日本学術会議をめぐる問題について ~ 学長の見解

2020年10月28日

日本学術会議が推薦した105人の候補者のうち6人が任命されなかったことは、日本学術会議の独立性と学問の自由への侵害であるとされ、またその理由の説明がないことが批判されています。学問の自由をめぐる問題であることから、日本学術会議はもとより数多くの学会や大学関係者からも、説明と6人の任命を求める要望が出されています。

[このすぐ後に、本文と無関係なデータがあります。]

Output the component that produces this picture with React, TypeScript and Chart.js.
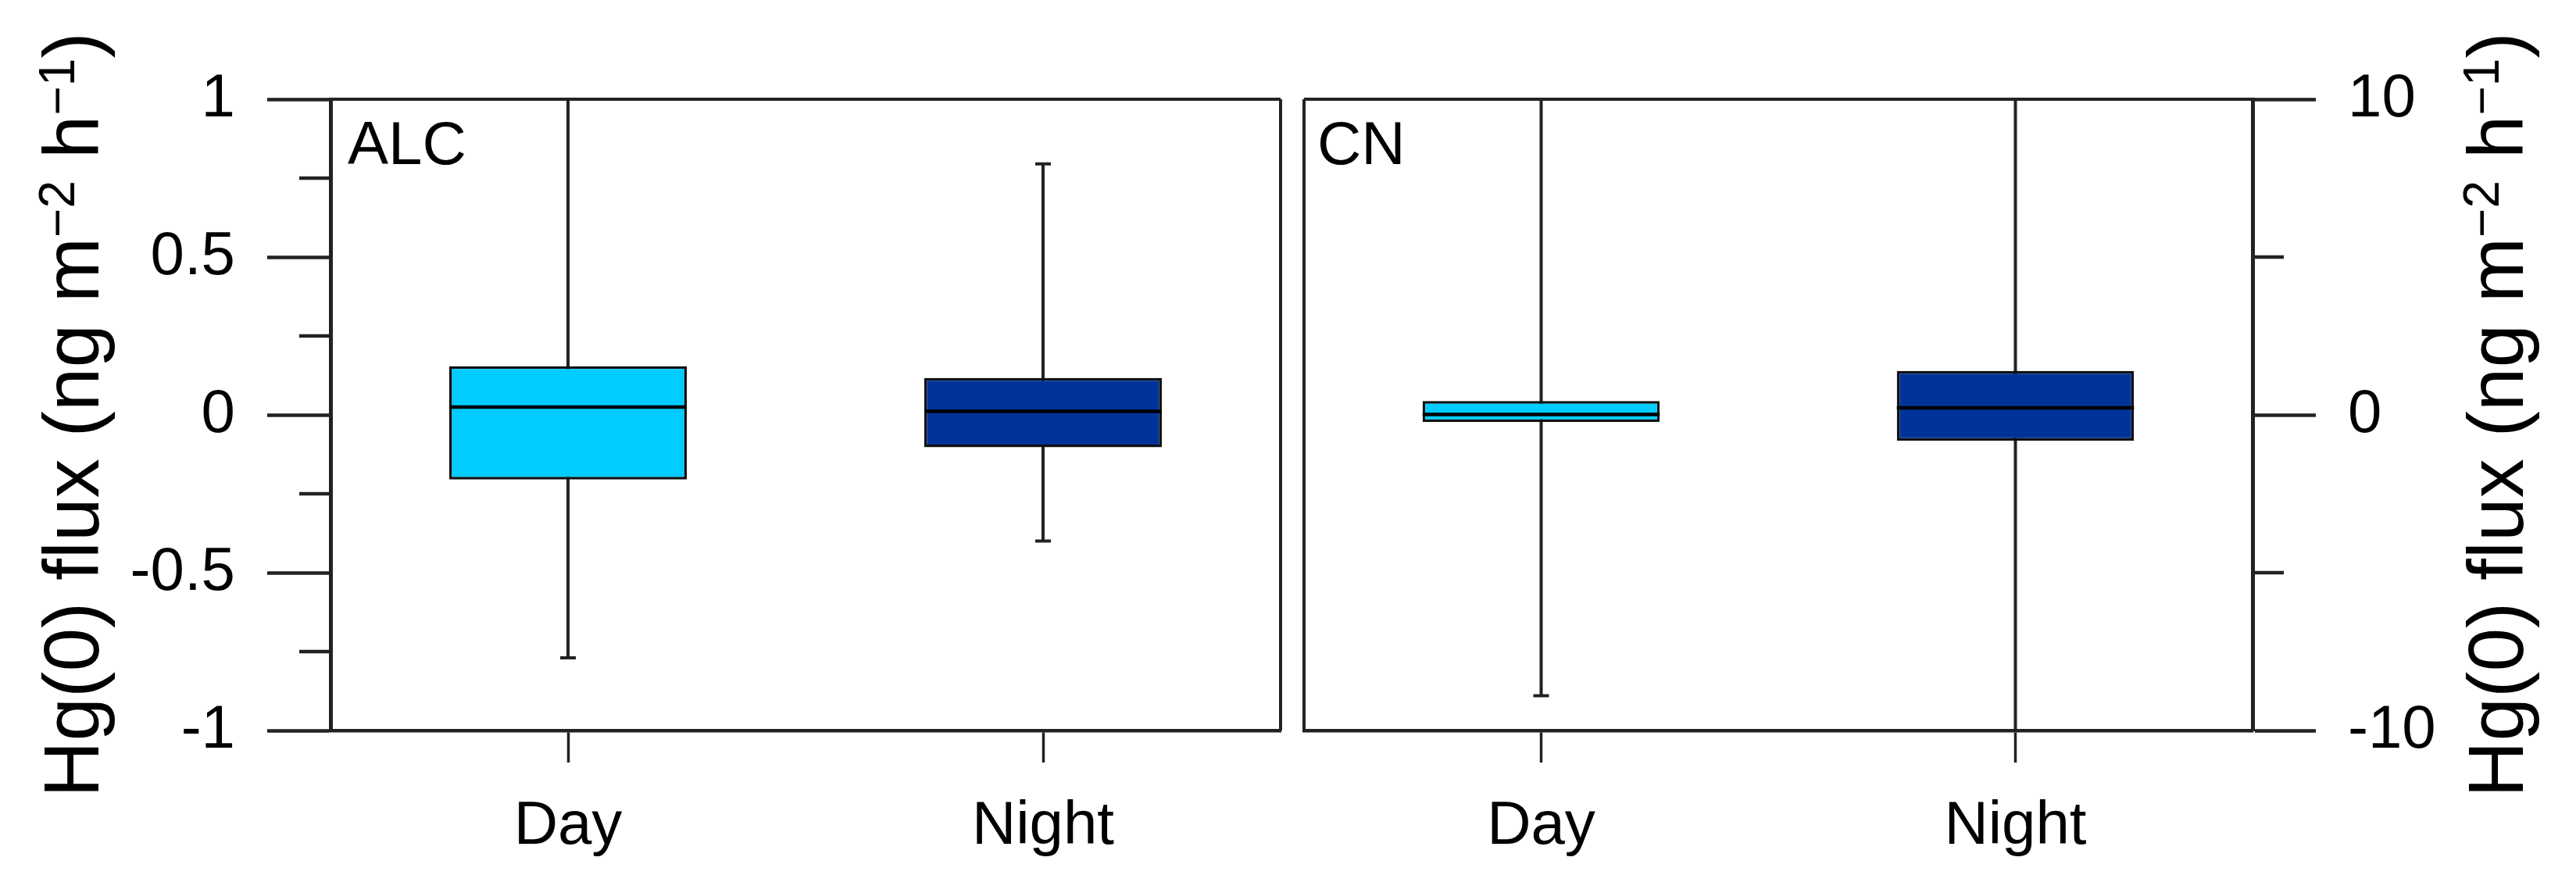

日本学術会議は、戦時中の学問・思想統制への反省から1949年に設立されたもので、日本学術会議法は、「科学が文化国家の基礎であるという確信に立って、科学者の総意の下に、わが国の平和的復興、人類社会の福祉に貢献し、世界の学界と提携して学術の進歩に寄与する ことを使命とし」と規定しています。日本学術会議は「独立」して職務を行い(3条)、政府に「勧告」する(5条)権限を有しており、その会員は学術会議の「推薦に基づいて」内閣総理大臣が任命すると規定されています(7条)。戦後の民主主義にふさわしい制度であり、「学会から推薦された者は拒否しない」という1983年の政府の説明は、制度の趣旨に添う適切なものであると考えます。
今回、6人を任命しなかったことと、その理由の説明が「総合的・俯瞰的な活動を確保する観点から」としか語られないことへの批判が高まる中で、日本学術会議のあり方を見直すという対応がなされていますが、これは問題のすり替えです。日本学術会議を見直す必要があるなら、それは別になされるべきです。今回、首相が105人の推薦名簿を「見ていない」と言われたことには驚きました。説明がないので任命拒否の理由もわかりませんが、学術の立場から政権の耳に痛いことをも「勧告」することは日本学術会議の使命であり、それを諒とする政府であってこそ国民の信頼を得ることができるのです。
日本学術会議の210人の会員は、さまざまな研究分野の国内約87万人の研究者の中から選ばれています。会員候補者は、選考会議が学術研究団体の推薦により、学術的業績の高い候補者を選び内閣総理大臣に推薦していますが、この度、任命されなかった6人の中には、私たちが日頃からその学術的業績に注目し、敬意を抱いて来たキリスト教学の研究者も含まれています。この方も含め、人文・社会科学の候補者からの6人が任命されない理由がわかりません。日本学術会議が要望する理由の説明と会員候補者の速やかな任命を、私も願うものです。